> _STATED GOAL_: Pictures do not belong in your copy. Repeat all the other data exactly.

> _DATA BLOCK_:
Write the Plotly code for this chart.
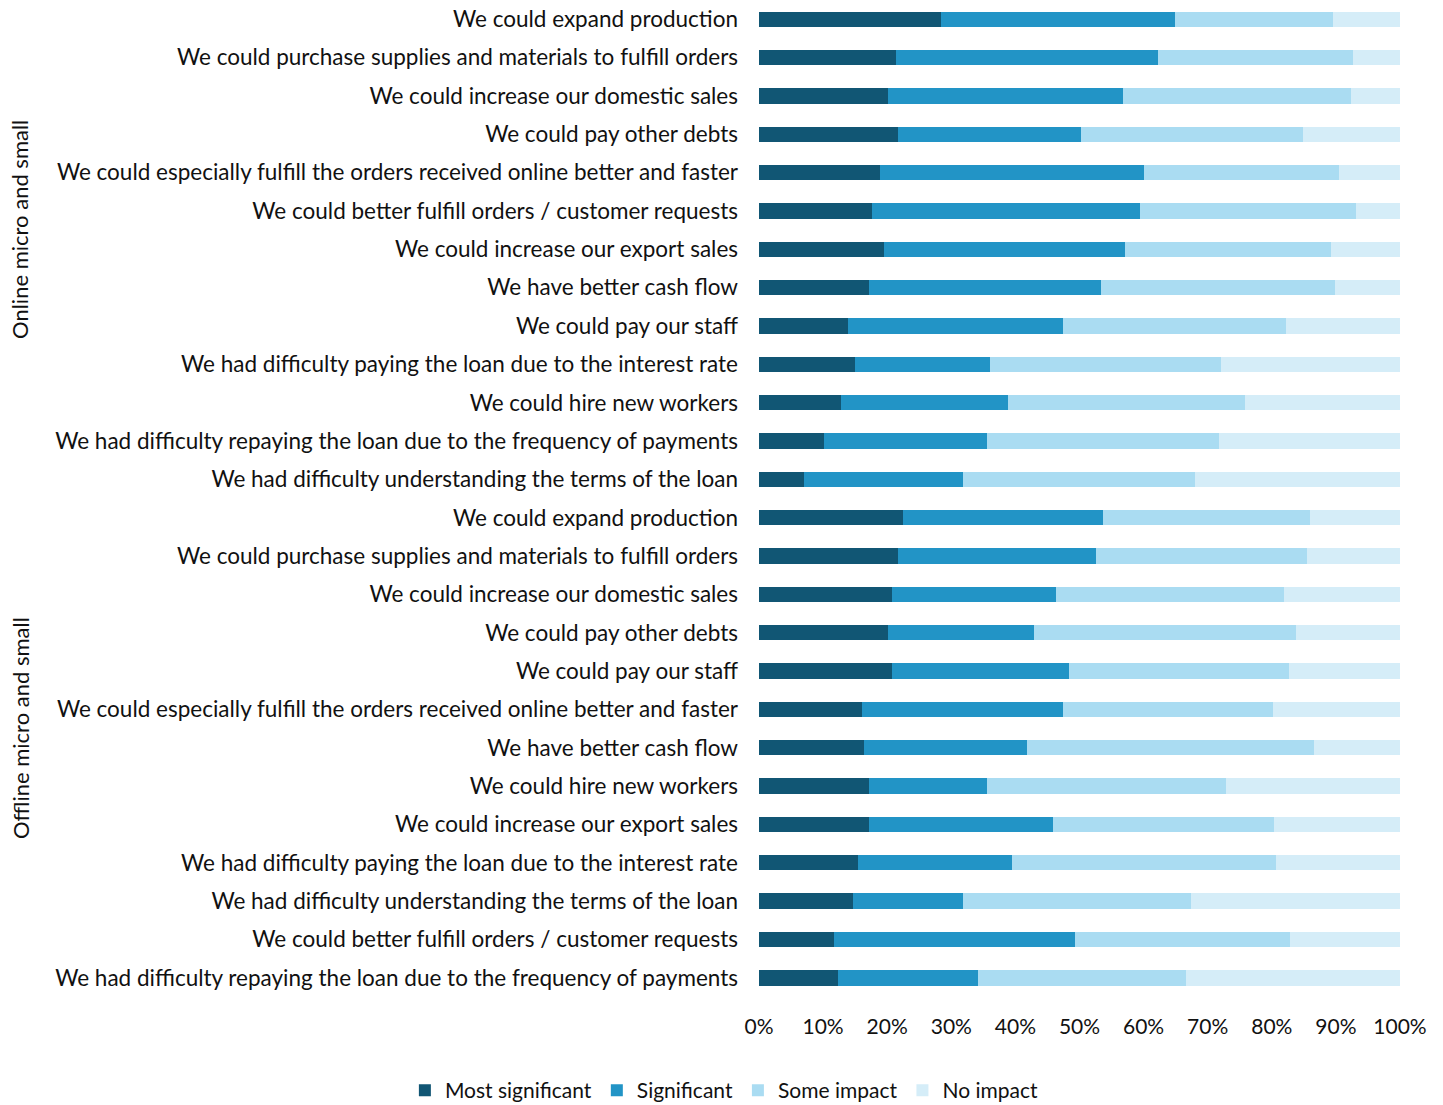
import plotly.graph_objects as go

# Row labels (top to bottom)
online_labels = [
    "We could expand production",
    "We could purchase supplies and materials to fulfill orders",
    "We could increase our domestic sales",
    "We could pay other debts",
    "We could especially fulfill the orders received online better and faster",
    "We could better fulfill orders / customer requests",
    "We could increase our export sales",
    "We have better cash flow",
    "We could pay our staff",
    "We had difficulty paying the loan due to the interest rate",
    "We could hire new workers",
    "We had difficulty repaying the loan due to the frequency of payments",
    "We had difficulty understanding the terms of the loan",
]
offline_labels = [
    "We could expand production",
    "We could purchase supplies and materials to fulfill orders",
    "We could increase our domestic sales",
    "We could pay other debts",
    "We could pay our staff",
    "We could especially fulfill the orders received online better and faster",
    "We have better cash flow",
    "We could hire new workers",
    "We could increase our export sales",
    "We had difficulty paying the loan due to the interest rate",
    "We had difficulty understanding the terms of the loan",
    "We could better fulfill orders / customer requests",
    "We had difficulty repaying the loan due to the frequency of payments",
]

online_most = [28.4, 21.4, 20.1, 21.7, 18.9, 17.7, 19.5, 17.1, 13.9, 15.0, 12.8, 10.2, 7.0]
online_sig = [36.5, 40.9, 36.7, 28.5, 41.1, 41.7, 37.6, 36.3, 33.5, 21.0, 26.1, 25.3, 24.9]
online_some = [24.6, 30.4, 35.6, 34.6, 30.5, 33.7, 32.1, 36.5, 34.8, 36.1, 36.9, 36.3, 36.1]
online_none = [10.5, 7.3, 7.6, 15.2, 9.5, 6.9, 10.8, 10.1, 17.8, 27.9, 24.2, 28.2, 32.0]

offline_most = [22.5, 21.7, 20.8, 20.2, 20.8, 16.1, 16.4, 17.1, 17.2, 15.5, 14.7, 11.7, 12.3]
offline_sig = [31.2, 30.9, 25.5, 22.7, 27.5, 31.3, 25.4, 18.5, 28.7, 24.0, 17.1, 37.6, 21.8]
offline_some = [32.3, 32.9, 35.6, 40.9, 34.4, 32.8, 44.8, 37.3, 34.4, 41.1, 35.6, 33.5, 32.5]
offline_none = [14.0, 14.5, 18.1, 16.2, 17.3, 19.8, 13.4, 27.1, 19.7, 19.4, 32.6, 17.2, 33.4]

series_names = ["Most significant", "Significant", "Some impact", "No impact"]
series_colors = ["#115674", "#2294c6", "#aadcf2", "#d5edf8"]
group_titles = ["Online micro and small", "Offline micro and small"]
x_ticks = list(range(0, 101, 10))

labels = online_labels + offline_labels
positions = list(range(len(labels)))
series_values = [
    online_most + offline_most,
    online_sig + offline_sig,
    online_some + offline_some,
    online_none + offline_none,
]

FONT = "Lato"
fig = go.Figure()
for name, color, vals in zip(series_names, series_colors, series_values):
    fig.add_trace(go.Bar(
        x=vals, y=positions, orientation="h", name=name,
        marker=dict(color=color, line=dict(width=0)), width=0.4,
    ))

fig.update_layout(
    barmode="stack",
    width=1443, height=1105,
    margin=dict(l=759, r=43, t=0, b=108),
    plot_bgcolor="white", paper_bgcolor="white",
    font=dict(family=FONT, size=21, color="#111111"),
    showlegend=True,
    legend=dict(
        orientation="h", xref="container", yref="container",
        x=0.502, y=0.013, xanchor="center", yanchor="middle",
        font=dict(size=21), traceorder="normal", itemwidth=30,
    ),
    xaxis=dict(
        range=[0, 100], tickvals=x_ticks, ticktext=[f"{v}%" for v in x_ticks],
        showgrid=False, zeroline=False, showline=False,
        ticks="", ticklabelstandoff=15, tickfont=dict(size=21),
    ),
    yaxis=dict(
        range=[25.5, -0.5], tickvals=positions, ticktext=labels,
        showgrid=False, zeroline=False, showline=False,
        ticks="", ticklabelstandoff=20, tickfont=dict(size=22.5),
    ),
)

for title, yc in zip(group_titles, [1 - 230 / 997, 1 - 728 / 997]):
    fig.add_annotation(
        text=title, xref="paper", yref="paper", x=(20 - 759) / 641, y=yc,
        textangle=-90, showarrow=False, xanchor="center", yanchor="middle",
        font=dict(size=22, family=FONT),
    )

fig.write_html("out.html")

> _TASK RESULT_:
Write the Plotly code for this chart.
import plotly.graph_objects as go

# Row labels (top to bottom)
online_labels = [
    "We could expand production",
    "We could purchase supplies and materials to fulfill orders",
    "We could increase our domestic sales",
    "We could pay other debts",
    "We could especially fulfill the orders received online better and faster",
    "We could better fulfill orders / customer requests",
    "We could increase our export sales",
    "We have better cash flow",
    "We could pay our staff",
    "We had difficulty paying the loan due to the interest rate",
    "We could hire new workers",
    "We had difficulty repaying the loan due to the frequency of payments",
    "We had difficulty understanding the terms of the loan",
]
offline_labels = [
    "We could expand production",
    "We could purchase supplies and materials to fulfill orders",
    "We could increase our domestic sales",
    "We could pay other debts",
    "We could pay our staff",
    "We could especially fulfill the orders received online better and faster",
    "We have better cash flow",
    "We could hire new workers",
    "We could increase our export sales",
    "We had difficulty paying the loan due to the interest rate",
    "We had difficulty understanding the terms of the loan",
    "We could better fulfill orders / customer requests",
    "We had difficulty repaying the loan due to the frequency of payments",
]

online_most = [28.4, 21.4, 20.1, 21.7, 18.9, 17.7, 19.5, 17.1, 13.9, 15.0, 12.8, 10.2, 7.0]
online_sig = [36.5, 40.9, 36.7, 28.5, 41.1, 41.7, 37.6, 36.3, 33.5, 21.0, 26.1, 25.3, 24.9]
online_some = [24.6, 30.4, 35.6, 34.6, 30.5, 33.7, 32.1, 36.5, 34.8, 36.1, 36.9, 36.3, 36.1]
online_none = [10.5, 7.3, 7.6, 15.2, 9.5, 6.9, 10.8, 10.1, 17.8, 27.9, 24.2, 28.2, 32.0]

offline_most = [22.5, 21.7, 20.8, 20.2, 20.8, 16.1, 16.4, 17.1, 17.2, 15.5, 14.7, 11.7, 12.3]
offline_sig = [31.2, 30.9, 25.5, 22.7, 27.5, 31.3, 25.4, 18.5, 28.7, 24.0, 17.1, 37.6, 21.8]
offline_some = [32.3, 32.9, 35.6, 40.9, 34.4, 32.8, 44.8, 37.3, 34.4, 41.1, 35.6, 33.5, 32.5]
offline_none = [14.0, 14.5, 18.1, 16.2, 17.3, 19.8, 13.4, 27.1, 19.7, 19.4, 32.6, 17.2, 33.4]

series_names = ["Most significant", "Significant", "Some impact", "No impact"]
series_colors = ["#115674", "#2294c6", "#aadcf2", "#d5edf8"]
group_titles = ["Online micro and small", "Offline micro and small"]
x_ticks = list(range(0, 101, 10))

labels = online_labels + offline_labels
positions = list(range(len(labels)))
series_values = [
    online_most + offline_most,
    online_sig + offline_sig,
    online_some + offline_some,
    online_none + offline_none,
]

FONT = "Lato"
fig = go.Figure()
for name, color, vals in zip(series_names, series_colors, series_values):
    fig.add_trace(go.Bar(
        x=vals, y=positions, orientation="h", name=name,
        marker=dict(color=color, line=dict(width=0)), width=0.4,
    ))

fig.update_layout(
    barmode="stack",
    width=1443, height=1105,
    margin=dict(l=759, r=43, t=0, b=108),
    plot_bgcolor="white", paper_bgcolor="white",
    font=dict(family=FONT, size=21, color="#111111"),
    showlegend=True,
    legend=dict(
        orientation="h", xref="container", yref="container",
        x=0.502, y=0.013, xanchor="center", yanchor="middle",
        font=dict(size=21), traceorder="normal", itemwidth=30,
    ),
    xaxis=dict(
        range=[0, 100], tickvals=x_ticks, ticktext=[f"{v}%" for v in x_ticks],
        showgrid=False, zeroline=False, showline=False,
        ticks="", ticklabelstandoff=15, tickfont=dict(size=21),
    ),
    yaxis=dict(
        range=[25.5, -0.5], tickvals=positions, ticktext=labels,
        showgrid=False, zeroline=False, showline=False,
        ticks="", ticklabelstandoff=20, tickfont=dict(size=22.5),
    ),
)

for title, yc in zip(group_titles, [1 - 230 / 997, 1 - 728 / 997]):
    fig.add_annotation(
        text=title, xref="paper", yref="paper", x=(20 - 759) / 641, y=yc,
        textangle=-90, showarrow=False, xanchor="center", yanchor="middle",
        font=dict(size=22, family=FONT),
    )

fig.write_html("out.html")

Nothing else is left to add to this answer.